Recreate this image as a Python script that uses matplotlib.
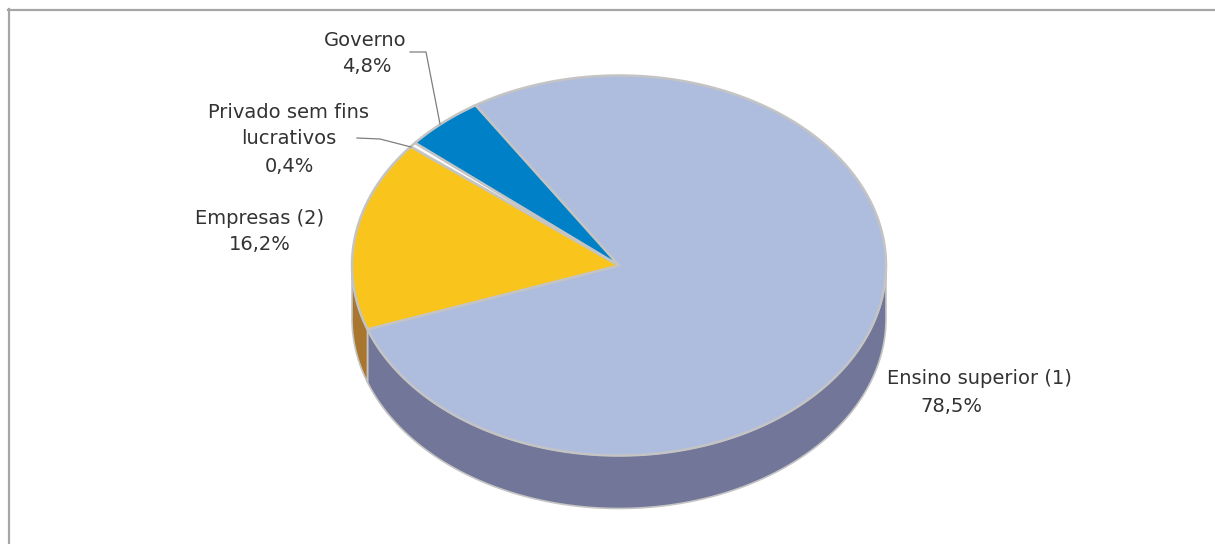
import numpy as np
import matplotlib
matplotlib.use("Agg")
import matplotlib.pyplot as plt
from matplotlib.patches import Polygon
from matplotlib.lines import Line2D

# ---- data ----
categories = ["Ensino superior (1)", "Empresas (2)", "Privado sem fins\nlucrativos", "Governo"]
values = [78.5, 16.2, 0.4, 4.8]
value_labels = ["78,5%", "16,2%", "0,4%", "4,8%"]
top_colors = ["#AEBCDE", "#F9C41B", "#FFFFFF", "#0080C7"]
side_colors = ["#727799", "#A9762F", "#D9D9D9", "#005A8C"]

# ---- geometry (pixel space) ----
cx, cy = 619, 265.5
rx, ry = 267, 190
depth = 53
start_deg = 122.5  # end of Governo / start of Ensino superior, going clockwise

fig = plt.figure(figsize=(12.15, 5.44), dpi=100)
ax = fig.add_axes([0, 0, 1, 1])
ax.set_xlim(0, 1215)
ax.set_ylim(544, 0)
ax.axis("off")

edge = "#C4C4C4"

def pt(t, dy=0.0):
    return cx + rx * np.cos(np.radians(t)), cy - ry * np.sin(np.radians(t)) + dy

# slice angle ranges (clockwise)
total = sum(values)
ranges = []
a = start_deg
for v in values:
    span = 360.0 * v / total
    ranges.append((a - span, a))  # (low, high) in ccw terms
    a -= span

# side walls: visible where angle in [180, 360] (mod 360)
for (lo, hi), sc in zip(ranges, side_colors):
    for k in (-360, 0, 360):
        l, h = max(lo + k, 180), min(hi + k, 360)
        if h > l:
            ts = np.linspace(l, h, 200)
            top = [pt(t) for t in ts]
            bot = [pt(t, depth) for t in ts[::-1]]
            ax.add_patch(Polygon(top + bot, closed=True, facecolor=sc,
                                 edgecolor=edge, lw=1.2, joinstyle="round"))

# top faces
for (lo, hi), tc in zip(ranges, top_colors):
    ts = np.linspace(lo, hi, max(int((hi - lo) * 3), 4))
    verts = [(cx, cy)] + [pt(t) for t in ts]
    ax.add_patch(Polygon(verts, closed=True, facecolor=tc, edgecolor=edge,
                         lw=1.8, joinstyle="round"))

# labels
fs = 14
tcol = "#333333"
ax.text(365, 40, categories[3], ha="center", va="center", fontsize=fs, color=tcol)
ax.text(367, 67, value_labels[3], ha="center", va="center", fontsize=fs, color=tcol)
ax.text(289, 113, "Privado sem fins", ha="center", va="center", fontsize=fs, color=tcol)
ax.text(289, 139, "lucrativos", ha="center", va="center", fontsize=fs, color=tcol)
ax.text(289, 166, value_labels[2], ha="center", va="center", fontsize=fs, color=tcol)
ax.text(260, 218, categories[1], ha="center", va="center", fontsize=fs, color=tcol)
ax.text(260, 244, value_labels[1], ha="center", va="center", fontsize=fs, color=tcol)
ax.text(979, 379, categories[0], ha="center", va="center", fontsize=fs, color=tcol)
ax.text(951, 407, value_labels[0], ha="center", va="center", fontsize=fs, color=tcol)

# leader lines
ax.add_line(Line2D([410, 426, 440], [52, 52, 124], color="#7F7F7F", lw=0.9))
ax.add_line(Line2D([357, 380, 411], [138, 139, 147], color="#7F7F7F", lw=0.9))

# frame (top and left)
ax.add_line(Line2D([8, 1215], [9.5, 9.5], color="#A6A6A6", lw=1.6))
ax.add_line(Line2D([8.5, 8.5], [9, 544], color="#A6A6A6", lw=1.6))

fig.savefig("out.png", dpi=100, facecolor="white")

☆ ☆ ☆

- [What you are asked to do] Exclude the pictures. Write out the remaining data exactly.

- [Written reply]
Recreate this image as a Python script that uses matplotlib.
import numpy as np
import matplotlib
matplotlib.use("Agg")
import matplotlib.pyplot as plt
from matplotlib.patches import Polygon
from matplotlib.lines import Line2D

# ---- data ----
categories = ["Ensino superior (1)", "Empresas (2)", "Privado sem fins\nlucrativos", "Governo"]
values = [78.5, 16.2, 0.4, 4.8]
value_labels = ["78,5%", "16,2%", "0,4%", "4,8%"]
top_colors = ["#AEBCDE", "#F9C41B", "#FFFFFF", "#0080C7"]
side_colors = ["#727799", "#A9762F", "#D9D9D9", "#005A8C"]

# ---- geometry (pixel space) ----
cx, cy = 619, 265.5
rx, ry = 267, 190
depth = 53
start_deg = 122.5  # end of Governo / start of Ensino superior, going clockwise

fig = plt.figure(figsize=(12.15, 5.44), dpi=100)
ax = fig.add_axes([0, 0, 1, 1])
ax.set_xlim(0, 1215)
ax.set_ylim(544, 0)
ax.axis("off")

edge = "#C4C4C4"

def pt(t, dy=0.0):
    return cx + rx * np.cos(np.radians(t)), cy - ry * np.sin(np.radians(t)) + dy

# slice angle ranges (clockwise)
total = sum(values)
ranges = []
a = start_deg
for v in values:
    span = 360.0 * v / total
    ranges.append((a - span, a))  # (low, high) in ccw terms
    a -= span

# side walls: visible where angle in [180, 360] (mod 360)
for (lo, hi), sc in zip(ranges, side_colors):
    for k in (-360, 0, 360):
        l, h = max(lo + k, 180), min(hi + k, 360)
        if h > l:
            ts = np.linspace(l, h, 200)
            top = [pt(t) for t in ts]
            bot = [pt(t, depth) for t in ts[::-1]]
            ax.add_patch(Polygon(top + bot, closed=True, facecolor=sc,
                                 edgecolor=edge, lw=1.2, joinstyle="round"))

# top faces
for (lo, hi), tc in zip(ranges, top_colors):
    ts = np.linspace(lo, hi, max(int((hi - lo) * 3), 4))
    verts = [(cx, cy)] + [pt(t) for t in ts]
    ax.add_patch(Polygon(verts, closed=True, facecolor=tc, edgecolor=edge,
                         lw=1.8, joinstyle="round"))

# labels
fs = 14
tcol = "#333333"
ax.text(365, 40, categories[3], ha="center", va="center", fontsize=fs, color=tcol)
ax.text(367, 67, value_labels[3], ha="center", va="center", fontsize=fs, color=tcol)
ax.text(289, 113, "Privado sem fins", ha="center", va="center", fontsize=fs, color=tcol)
ax.text(289, 139, "lucrativos", ha="center", va="center", fontsize=fs, color=tcol)
ax.text(289, 166, value_labels[2], ha="center", va="center", fontsize=fs, color=tcol)
ax.text(260, 218, categories[1], ha="center", va="center", fontsize=fs, color=tcol)
ax.text(260, 244, value_labels[1], ha="center", va="center", fontsize=fs, color=tcol)
ax.text(979, 379, categories[0], ha="center", va="center", fontsize=fs, color=tcol)
ax.text(951, 407, value_labels[0], ha="center", va="center", fontsize=fs, color=tcol)

# leader lines
ax.add_line(Line2D([410, 426, 440], [52, 52, 124], color="#7F7F7F", lw=0.9))
ax.add_line(Line2D([357, 380, 411], [138, 139, 147], color="#7F7F7F", lw=0.9))

# frame (top and left)
ax.add_line(Line2D([8, 1215], [9.5, 9.5], color="#A6A6A6", lw=1.6))
ax.add_line(Line2D([8.5, 8.5], [9, 544], color="#A6A6A6", lw=1.6))

fig.savefig("out.png", dpi=100, facecolor="white")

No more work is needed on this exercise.